Kalenichenko hired a moving van, he says, and he and Ludmila spent the day stripping the home of everything they could take. They removed the toilets, the sinks, the faucets, the fridge, the furniture, the $1,500 chandelier in the foyer. They even ripped out the trees and shrubs in the yard, leaving gaping pits behind. Everything was loaded into the moving van, they say.
Kalenichenko admits all of this with disarming candor.
"Those were my things. It was my house," he says without apology. "It was built for my family."
Kalenichenko says he got the idea from news reports of similar occurrences in foreclosed homes around the country. Richard Hagar, an appraiser and mortgage-fraud expert in Seattle, says house-stripping is not uncommon.
"We call them termites," he says.
Such an act is not against the law, says Kevin Demer, a Multnomah County deputy district attorney.
"We get calls about this," he says. "Until the day of the foreclosure, he can do that. As long as it's your house, you're not committing theft."
When the auction took place under the gazebo in front of the Clark County Public Services Building in downtown Vancouver, Kalenichenko was there.
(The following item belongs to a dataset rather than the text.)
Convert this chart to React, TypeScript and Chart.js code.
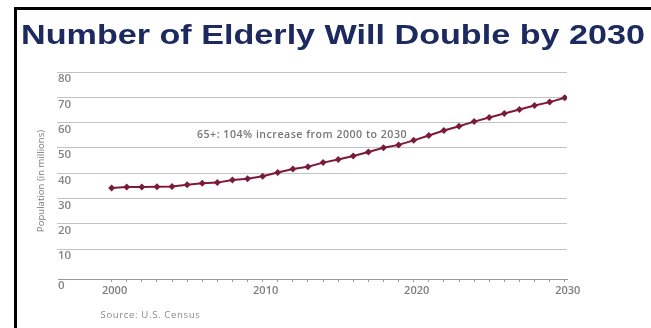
import React, { useEffect, useRef } from "react";
import { Chart, registerables } from "chart.js";

Chart.register(...registerables);

const years = [
  2000, 2001, 2002, 2003, 2004, 2005, 2006, 2007, 2008, 2009,
  2010, 2011, 2012, 2013, 2014, 2015, 2016, 2017, 2018, 2019,
  2020, 2021, 2022, 2023, 2024, 2025, 2026, 2027, 2028, 2029, 2030,
];
const elderlyMillions = [
  34.2, 34.6, 34.6, 34.7, 34.8, 35.5, 36.0, 36.3, 37.3, 37.8,
  38.8, 40.3, 41.7, 42.6, 44.2, 45.4, 46.8, 48.4, 50.1, 51.2,
  53.0, 54.9, 56.9, 58.6, 60.4, 62.0, 63.6, 65.2, 66.8, 68.1, 69.8,
];
const yTickValues = [0, 10, 20, 30, 40, 50, 60, 70, 80];
const xLabelStep = 10;
const titleText = "Number of Elderly Will Double by 2030";
const yAxisTitle = "Population (in millions)";
const annotationText = "65+: 104% increase from 2000 to 2030";
const sourceText = "Source: U.S. Census";

const W = 651;
const H = 328;
const FAM = '"Open Sans", sans-serif';

function spacedFont(
  ctx: CanvasRenderingContext2D,
  text: string,
  font: string,
  targetWidth: number
) {
  (ctx as any).letterSpacing = "0px";
  ctx.font = font;
  const w = ctx.measureText(text).width;
  const sp = Math.max(0, (targetWidth - w) / text.length);
  (ctx as any).letterSpacing = `${sp.toFixed(2)}px`;
}

const decorPlugin = {
  id: "decor",
  beforeDraw(chart: any) {
    const ctx = chart.ctx as CanvasRenderingContext2D;
    ctx.save();
    ctx.fillStyle = "#ffffff";
    ctx.fillRect(0, 0, W, H);
    // frame
    ctx.fillStyle = "#000000";
    ctx.fillRect(14, 7, 3, H - 7);
    ctx.fillRect(14, 7, W - 14, 3);
    // title (horizontally stretched)
    ctx.font = 'bold 28px "Liberation Sans", Arial, sans-serif';
    const tw = ctx.measureText(titleText).width;
    ctx.save();
    ctx.translate(21, 44);
    ctx.scale(624 / tw, 1);
    ctx.fillStyle = "#1c2a60";
    ctx.textBaseline = "alphabetic";
    ctx.textAlign = "left";
    ctx.fillText(titleText, 0, 0);
    ctx.restore();
    // y axis title
    ctx.save();
    ctx.translate(41.5, 181);
    ctx.rotate(-Math.PI / 2);
    spacedFont(ctx, yAxisTitle, `normal 9.6px ${FAM}`, 99);
    ctx.fillStyle = "#7a7a7a";
    ctx.textAlign = "center";
    ctx.textBaseline = "middle";
    ctx.fillText(yAxisTitle, 0, 0);
    ctx.restore();
    // annotation
    ctx.save();
    spacedFont(ctx, annotationText, `600 10.6px ${FAM}`, 210);
    ctx.fillStyle = "#767676";
    ctx.textAlign = "left";
    ctx.textBaseline = "middle";
    ctx.fillText(annotationText, 197, 135);
    ctx.restore();
    // source
    ctx.save();
    spacedFont(ctx, sourceText, `normal 9.6px ${FAM}`, 100);
    ctx.fillStyle = "#8a8a8a";
    ctx.textAlign = "left";
    ctx.textBaseline = "middle";
    ctx.fillText(sourceText, 100.5, 315);
    ctx.restore();
    ctx.restore();
  },
};

export default function App() {
  const canvasRef = useRef<HTMLCanvasElement | null>(null);

  useEffect(() => {
    const canvas = canvasRef.current;
    if (!canvas) return;
    const chart = new Chart(canvas, {
      type: "line",
      data: {
        datasets: [
          {
            data: years.map((x, i) => ({ x, y: elderlyMillions[i] })),
            borderColor: "#7b1a3c",
            backgroundColor: "#7b1a3c",
            borderWidth: 2,
            pointStyle: "rectRot",
            pointRadius: 3.5,
            pointBorderWidth: 0,
            tension: 0,
          },
        ],
      },
      options: {
        animation: false,
        responsive: false,
        devicePixelRatio: 1,
        layout: { padding: { left: 57, right: W - 567, top: 72, bottom: 29 } },
        plugins: {
          legend: { display: false },
          tooltip: { enabled: false },
          title: { display: false },
        },
        scales: {
          x: {
            type: "linear",
            min: 1996.45,
            max: 2030.15,
            afterBuildTicks: (scale: any) => {
              scale.ticks = years.map((v) => ({ value: v }));
            },
            afterFit: (scale: any) => {
              scale.height = 20;
            },
            ticks: {
              autoSkip: false,
              maxRotation: 0,
              minRotation: 0,
              labelOffset: 3,
              padding: 2,
              color: "#7d7d7d",
              font: { family: FAM, size: 11, weight: "600" },
              callback: (v: any) => (Number(v) % xLabelStep === 0 ? String(v) : ""),
            },
            grid: {
              drawOnChartArea: false,
              drawTicks: true,
              tickLength: 3,
              color: "#9a9a9a",
            },
            border: { display: true, color: "#9a9a9a", width: 1 },
          },
          y: {
            type: "linear",
            min: -1.78,
            max: 80,
            afterBuildTicks: (scale: any) => {
              scale.ticks = yTickValues.map((v) => ({ value: v }));
            },
            afterFit: (scale: any) => {
              scale.width = 1;
            },
            ticks: {
              mirror: true,
              labelOffset: 7,
              padding: 0,
              color: "#858585",
              font: { family: FAM, size: 11.5, weight: "600", lineHeight: 0.8 },
              callback: (v: any) => (Number(v) === 0 ? ["", "0"] : String(v)),
            },
            grid: {
              color: (c: any) => (c.tick && c.tick.value === 0 ? "rgba(0,0,0,0)" : "#c2c2c2"),
              lineWidth: 1,
              drawTicks: true,
              tickLength: 1,
            },
            border: { display: false },
          },
        },
      },
      plugins: [decorPlugin],
    });
    return () => chart.destroy();
  }, []);

  return (
    <div style={{ position: "fixed", left: 0, top: 0, width: W, height: H, background: "#fff" }}>
      <canvas ref={canvasRef} width={W} height={H} style={{ width: W, height: H, display: "block" }} />
    </div>
  );
}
He says he offered to sell the fixtures back to one investor interested in the house. Instead, the home went to Wells Fargo Bank, which resold it to another couple in March of this year. The new owners declined to comment.
Losing his home, Kalenichenko was forced to move his family into his sister's house a few miles away. The humiliation would be enough to scare some investors away from real estate for good, especially with the cataclysms in the market today.
But Kalenichenko hasn't stopped speculating. Currently he's trying to flip a rental house he bought at a public auction last summer, paying 25 percent down with money borrowed from his sister.
"I'm kind of risky person," Kalenichenko says. "Why not risking one more time, you know?"
Now both the lender and his sister have liens on the rental house, which, he says, has proved difficult to sell. And Kalenichenko is again three months behind on mortgage payments on his family's residence, the threshold at which banks typically start the foreclosure process. Such a notice could again be taped at any time on the door of his new house in Kimball Hills.
Now he says he's planning to file for bankruptcy. He's out of work. But sipping yerba mate at his kitchen table, he vows to persevere.
"If this happened to some people, I don't know," he says. "They could be under a bridge drinking or doing drugs. But praise the Lord, I have my family, and God will show me the way.
"I'm gonna be back on my feet, and I'm gonna be working, wherever it's needed."